ISRO chairman S.Somanath told TOI: “We are scheduling the launch only in June-July next year, while Aditya will happen before that. Aditya could be possible in January or February as payload integration is going on. But we’ll have to look at the availability of the PSLV and there are also some other factors.”

Aditya-L1, the first observatory-class space-based solar mission from India, will be placed in a halo orbit around the first Lagrange point (L1) of the Sun-Earth system. A satellite around the L1 point has the major advantage of continuously viewing the Sun without occultation/eclipses.

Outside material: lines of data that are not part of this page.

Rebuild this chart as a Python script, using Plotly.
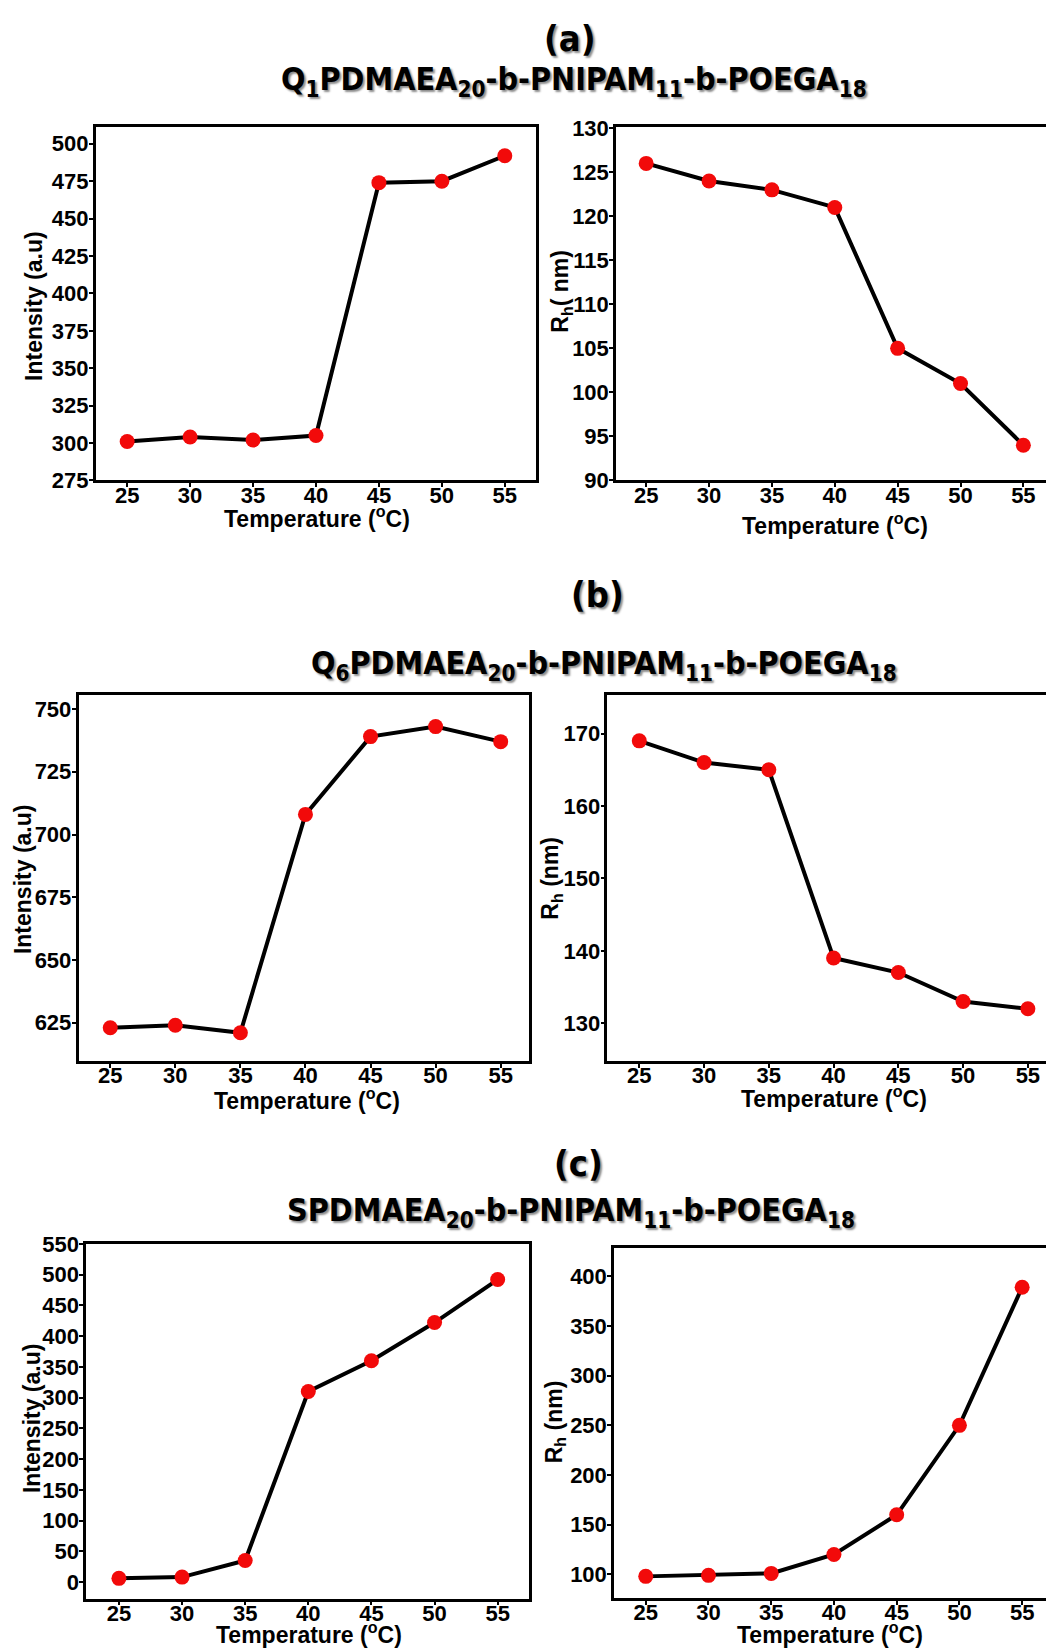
import plotly.graph_objects as go

temperature = [25, 30, 35, 40, 45, 50, 55]

q1_intensity = [301, 304, 302, 305, 474, 475, 492]
q1_rh = [126, 124, 123, 121, 105, 101, 94]
q6_intensity = [623, 624, 621, 708, 739, 743, 737]
q6_rh = [169, 166, 165, 139, 137, 133, 132]
s_intensity = [6, 8, 35, 310, 360, 422, 492]
s_rh = [98, 99, 101, 120, 160, 250, 389]

panel_letters = ["(a)", "(b)", "(c)"]
panel_titles = [
    "Q<sub>1</sub>PDMAEA<sub>20</sub>-b-PNIPAM<sub>11</sub>-b-POEGA<sub>18</sub>",
    "Q<sub>6</sub>PDMAEA<sub>20</sub>-b-PNIPAM<sub>11</sub>-b-POEGA<sub>18</sub>",
    "SPDMAEA<sub>20</sub>-b-PNIPAM<sub>11</sub>-b-POEGA<sub>18</sub>",
]
x_title = "Temperature (<sup>o</sup>C)"
y_titles = ["Intensity (a.u)", "R<sub>h</sub>( nm)", "Intensity (a.u)", "R<sub>h</sub> (nm)",
            "Intensity (a.u)", "R<sub>h</sub> (nm)"]

W, H = 1046, 1652

def px(x):
    return x / W

def py(y):
    return 1 - y / H

series = [q1_intensity, q1_rh, q6_intensity, q6_rh, s_intensity, s_rh]
# plot box in pixels: left, top, right, bottom
boxes = [
    (95.7, 117.1, 535.5, 475.6),
    (616, 117.1, 1046, 475.6),
    (78.5, 693.7, 529.3, 1065.0),
    (607.3, 693.7, 1046, 1065.0),
    (86.1, 1250.8, 528.6, 1611.0),
    (614, 1255.2, 1046, 1610.3),
]
xranges = [[22.5, 57.44], [22.6, 56.8], [22.56, 57.2], [22.53, 56.4], [22.4, 57.45], [22.47, 56.9]]
yranges = [[275, 511], [90, 130.1], [609.8, 755.5], [124.8, 175.3], [-27, 550], [76.3, 428.3]]
ytickvals = [
    list(range(275, 501, 25)),
    list(range(90, 131, 5)),
    list(range(625, 751, 25)),
    list(range(130, 171, 10)),
    list(range(0, 551, 50)),
    list(range(100, 401, 50)),
]
ytitle_pos = [(34.4, 298), (562, 284), (22.4, 880), (552, 880), (32.7, 1428), (555, 1432)]
xtitle_pos = [(316.8, 512.5), (835, 519.5), (306.5, 1104), (834, 1102), (309, 1646), (830, 1646)]

tick_font = dict(family="Liberation Sans, Arial, sans-serif", size=22, color="black", weight="bold")
title_font = dict(family="Liberation Sans, Arial, sans-serif", size=23, color="black", weight="bold")

fig = go.Figure()
layout = {}
annotations = []
for i, ys in enumerate(series):
    n = "" if i == 0 else str(i + 1)
    fig.add_trace(go.Scatter(
        x=temperature, y=ys, mode="lines+markers",
        line=dict(color="black", width=4),
        marker=dict(color="#f20a0a", size=15, line=dict(width=0)),
        xaxis="x" + n, yaxis="y" + n, showlegend=False,
    ))
    l, t, r, b = boxes[i]
    right_panel = (i % 2 == 1)
    layout["xaxis" + n] = dict(
        domain=[px(l), min(px(r), 1.0)], range=xranges[i], anchor="y" + n,
        tickvals=temperature, showline=True, linewidth=2.5, linecolor="black",
        mirror=True, ticks="outside", ticklen=4, tickwidth=2, tickcolor="black",
        ticklabelstandoff=-11,
        showgrid=False, zeroline=False, tickfont=tick_font, fixedrange=True,
    )
    layout["yaxis" + n] = dict(
        domain=[py(b), py(t)], range=yranges[i], anchor="x" + n,
        tickvals=ytickvals[i], showline=True, linewidth=2.5, linecolor="black",
        mirror=not right_panel, ticks="outside", ticklen=4, tickwidth=2, tickcolor="black",
        ticklabelstandoff=-4,
        showgrid=False, zeroline=False, tickfont=tick_font, fixedrange=True,
    )
    yx, yy = ytitle_pos[i]
    annotations.append(dict(text=y_titles[i], x=px(yx), y=py(yy), xref="paper", yref="paper",
                            showarrow=False, textangle=-90, font=title_font,
                            xanchor="center", yanchor="middle"))
    xx, xy = xtitle_pos[i]
    annotations.append(dict(text=x_title, x=px(xx), y=py(xy), xref="paper", yref="paper",
                            showarrow=False, font=title_font, xanchor="center", yanchor="middle"))

head_font = dict(family="DejaVu Sans Condensed, DejaVu Sans, Verdana, sans-serif", size=32,
                 color="black", weight="bold", shadow="2px 2px 2px rgba(0,0,0,0.45)")
letter_pos = [(569, 26.4), (597, 591.8), (578, 1169.3)]
title_pos = [(574, 70.4), (604, 663), (571, 1218.4)]
for k in range(3):
    lx, ly = letter_pos[k]
    annotations.append(dict(text=panel_letters[k], x=px(lx), y=py(ly), xref="paper", yref="paper",
                            showarrow=False, font=dict(head_font, size=36),
                            xanchor="center", yanchor="middle"))
    tx, ty = title_pos[k]
    annotations.append(dict(text=panel_titles[k], x=px(tx), y=py(ty), xref="paper", yref="paper",
                            showarrow=False, font=head_font, xanchor="center", yanchor="middle"))

fig.update_layout(
    width=W, height=H, margin=dict(l=0, r=0, t=0, b=0),
    paper_bgcolor="white", plot_bgcolor="white",
    annotations=annotations, **layout,
)
fig.write_html("out.html", config={"displayModeBar": False})
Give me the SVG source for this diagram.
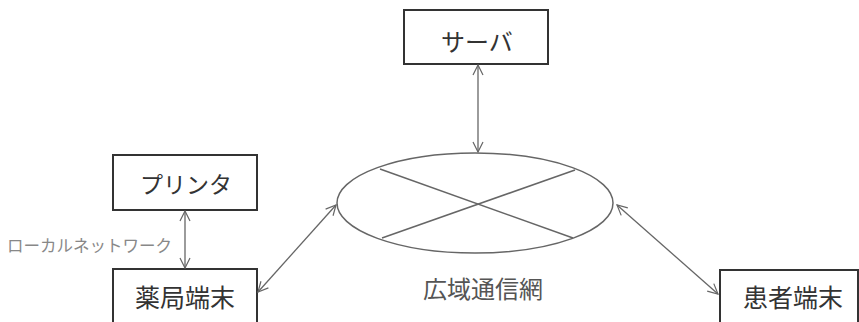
<svg xmlns="http://www.w3.org/2000/svg" width="859" height="322" viewBox="0 0 859 322">
<defs>
<marker id="ah" viewBox="0 0 12 12" refX="11" refY="6" markerWidth="12" markerHeight="12" markerUnits="userSpaceOnUse" orient="auto-start-reverse">
<path d="M1,1 L11,6 L1,11" fill="none" stroke="#666" stroke-width="1.2"/>
</marker>
</defs>
<style>
.box{fill:#fff;stroke:#333;stroke-width:2}
.lbl{font-family:"Noto Sans CJK JP","Liberation Sans",sans-serif;fill:#333;text-anchor:middle}
.con{stroke:#666;stroke-width:1.3;fill:none;marker-start:url(#ah);marker-end:url(#ah)}
.net{stroke:#666;stroke-width:1.5;fill:none}
</style>
<rect width="859" height="322" fill="#fff"/>
<g id="server">
<rect class="box" x="404" y="10" width="144" height="54"/>
<text class="lbl" x="477" y="51" font-size="24">サーバ</text>
</g>
<g id="printer">
<rect class="box" x="113" y="155" width="144" height="55"/>
<text class="lbl" x="186" y="193" font-size="23">プリンタ</text>
</g>
<g id="pharmacy">
<rect class="box" x="113" y="269" width="144" height="60"/>
<text class="lbl" x="185" y="307" font-size="25">薬局端末</text>
</g>
<g id="patient">
<rect class="box" x="720" y="270" width="138" height="60"/>
<text class="lbl" x="793" y="307" font-size="25">患者端末</text>
</g>
<g id="network">
<ellipse class="net" cx="475" cy="203" rx="138" ry="50"/>
<line class="net" x1="380" y1="169" x2="573" y2="238"/>
<line class="net" x1="575" y1="170" x2="382" y2="238"/>
<text x="483" y="298" font-size="24" font-family="Noto Sans CJK JP,Liberation Sans,sans-serif" fill="#555" text-anchor="middle">広域通信網</text>
</g>
<g id="connectors">
<line class="con" x1="478" y1="65" x2="478" y2="152"/>
<line class="con" x1="185" y1="211" x2="185" y2="268"/>
<line class="con" x1="258" y1="292" x2="336" y2="205"/>
<line class="con" x1="617" y1="205" x2="718" y2="294"/>
<text x="7" y="252" font-size="16.5" font-family="Noto Sans CJK JP,Liberation Sans,sans-serif" fill="#888">ローカルネットワーク</text>
</g>
</svg>
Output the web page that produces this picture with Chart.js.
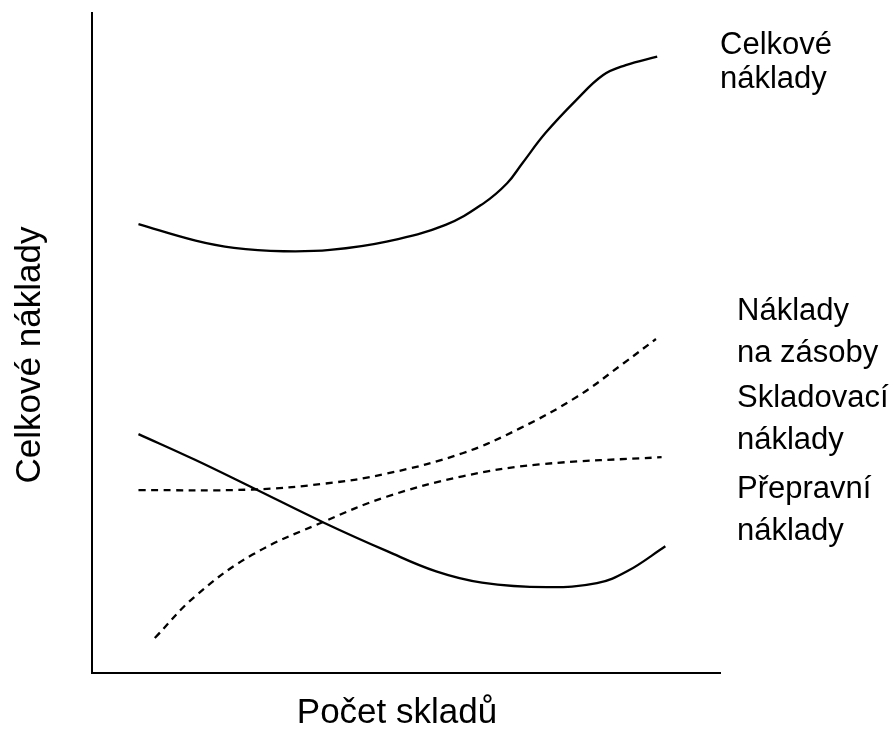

According to ISRO, this position provides a greater advantage of observing solar activities continuously. Aditya-L1 carries seven payloads to observe the photosphere, chromosphere, and the outermost layers of the Sun (the corona) using electromagnetic and particle detectors.

Four payloads directly view the Sun from the unique vantage point of L1, and the remaining three carry out in-situ studies of particles and fields at L1.

Sankarasubramanian K has been designated the principal investigator of the mission. A senior solar scientist at ISRO’s UR Rao Satellite Centre (URSC), is heading the centre’s Space Astronomy Group (SAG) involved in developing scientific payloads for Aditya-L1, XPoSat, and the science payload onboard the Chandrayaan-3 propulsion module.

“Sankarasubramanian has contributed to AstroSat, Chandrayaan-1 and Chandrayaan-2 missions of ISRO in several capacities,” ISRO said, adding that he is also the principal investigator for one of the X-ray payloads onboard Aditya-L1 also heads the Aditya-L1 Science Working Group, which has members from several institutes of India engaged in solar science research.